HD or "High Definition" TV is the latest development in digital television, offering higher quality pictures and sound, than ever before. Pictures and sound are converted into digital format and compressed, so that signals require less space or "bandwidth" than traditional analogue TV signals.
This in turn, means that more TV channels can be transmitted, along with new features such as on-screen listings, interactivity, audio description, etc.. Digital TV signals can be received by a standard TV aerial, a satellite dish or a cable connection, but in any case, must be decoded by a set-top box or a TV set with a decoder built in.
All About HD Digital TV
HD or "High Definition", refers specifically to the total number of picture elements or "pixels", of which an image – or a screen on which that image is displayed – is composed. Traditional, standard definition pictures in the U.K. have a resolution of 720 x 576 pixels, or "576i" for short. HDTV pictures on the other hand, have a resolution of 1,280 x 720 pixels (720p) or 1,920 x 1080 (1080i, or 1080p).
The "i" and the "p" refer respectively to "interlaced" and "progressive" scanning, or the process by which an image is drawn or scanned onto the screen.

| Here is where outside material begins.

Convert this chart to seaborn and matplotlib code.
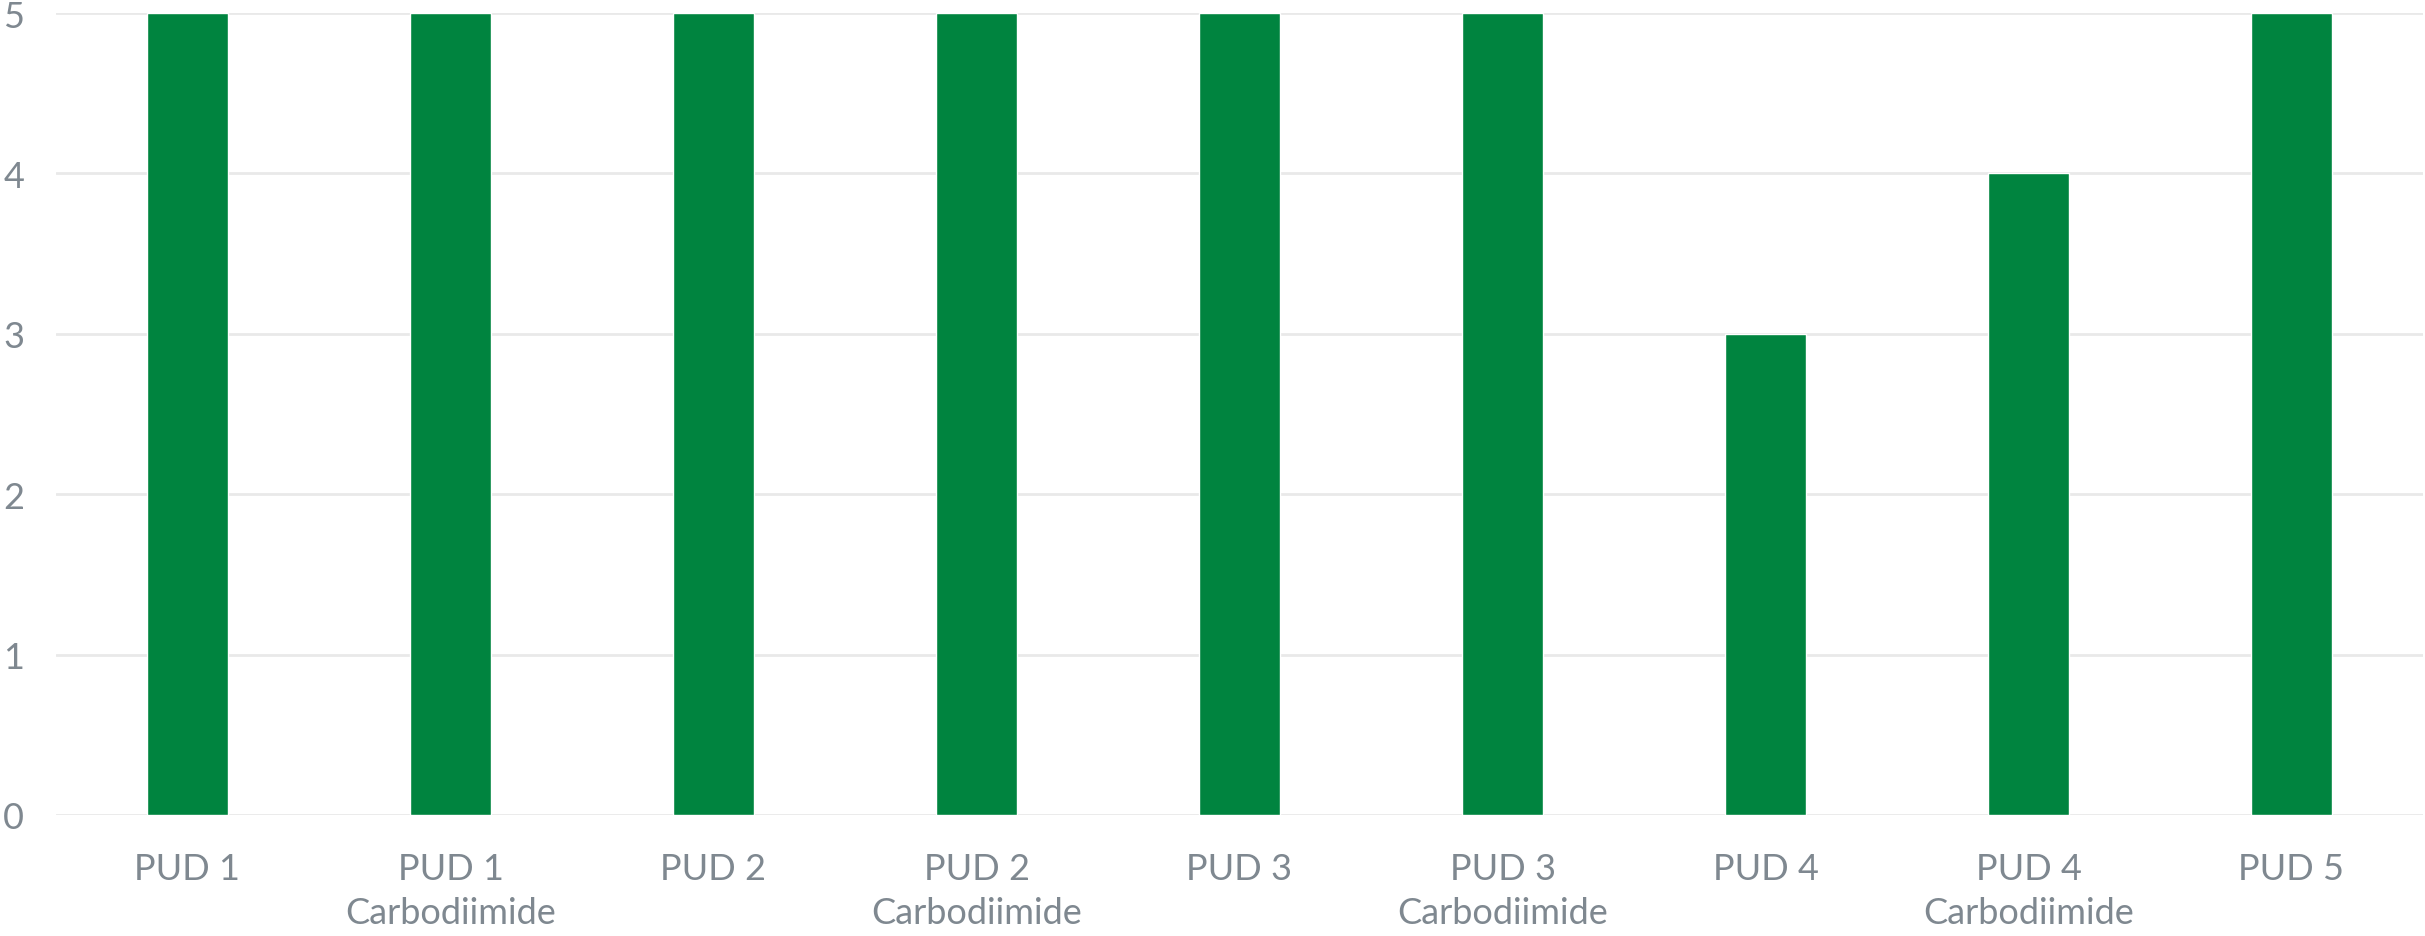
import numpy as np
import pandas as pd
import matplotlib
matplotlib.use("Agg")
import matplotlib.pyplot as plt
import seaborn as sns

categories = [
    "PUD 1", "PUD 1\nCarbodiimide",
    "PUD 2", "PUD 2\nCarbodiimide",
    "PUD 3", "PUD 3\nCarbodiimide",
    "PUD 4", "PUD 4\nCarbodiimide",
    "PUD 5",
]
values = [5, 5, 5, 5, 5, 5, 3, 4, 5]
yticks = [0, 1, 2, 3, 4, 5]

sns.set_style("white")
plt.rcParams["font.family"] = ["Lato", "DejaVu Sans"]

text_color = "#7f8890"
bar_color = "#00843f"

df = pd.DataFrame({"sample": categories, "value": values})

fig = plt.figure(figsize=(24.25, 9.37), dpi=100)
ax = fig.add_axes([56 / 2425, 1 - 816 / 937, (2423 - 56) / 2425, (816 - 14) / 937])

sns.barplot(df, x="sample", y="value", color=bar_color, width=0.31,
            saturation=1, ax=ax, zorder=3)

ax.set_ylim(0, 5)
ax.set_xlim(-0.5, len(categories) - 0.5)
ax.set_yticks(yticks)
ax.grid(axis="y", color="#e9e9e9", linewidth=2, zorder=0)
ax.set_axisbelow(True)
for s in ax.spines.values():
    s.set_visible(False)
ax.set_xlabel("")
ax.set_ylabel("")
ax.tick_params(axis="both", length=0, labelsize=26, colors=text_color)
ax.tick_params(axis="x", pad=27)
ax.tick_params(axis="y", pad=38)
for lbl in ax.get_yticklabels():
    lbl.set_horizontalalignment("left")
for lbl in ax.get_xticklabels():
    lbl.set_linespacing(1.4)

fig.savefig("out.png", dpi=100)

Interlaced scanning is the older, less sophisticated method, whereby the odd-numbered lines are scanned first in one pass, followed by the even-numbered lines in a second. Progressive scanning, on the other hand, scans the lines sequentially in a single pass, so that there is no appreciable "flicker" in the picture displayed.
Another important feature of HDTV is the so-called "aspect ratio", or the ratio of the width of an image, or screen, to its height. Standard definition TV pictures have an aspect ratio of 4:3, which accounts for the almost square box-like appearance of traditional, CRT ("Cathode Ray Tube") TV sets. HDTV sets, by contrast, have a true, widescreen aspect ratio of 16:9, so that movies for example, can be viewed exactly as the director originally intended.
The most important feature of HDTV however, is the resolution. The higher the resolution, or number of pixels, the higher the clarity and overall quality of the picture, all other things being equal. This means that with up to five times more pixels than standard definition TV pictures, HDTV pictures are significantly clearer, sharper and richer in colour.
Obviously, to enjoy HDTV you need a source of HD broadcasting in the first place. Nowadays Sky, Virgin Media, Freesat and Freeview offer HD channels. You'll also need a suitable set-top box – or a TV set with a decoder built in – and a TV set designated "HD Ready" or "Full HD". Even then, this doesn't mean that you'll be able to watch everything in HD; you'll be able to watch it, but it may not be broadcast in HD just yet.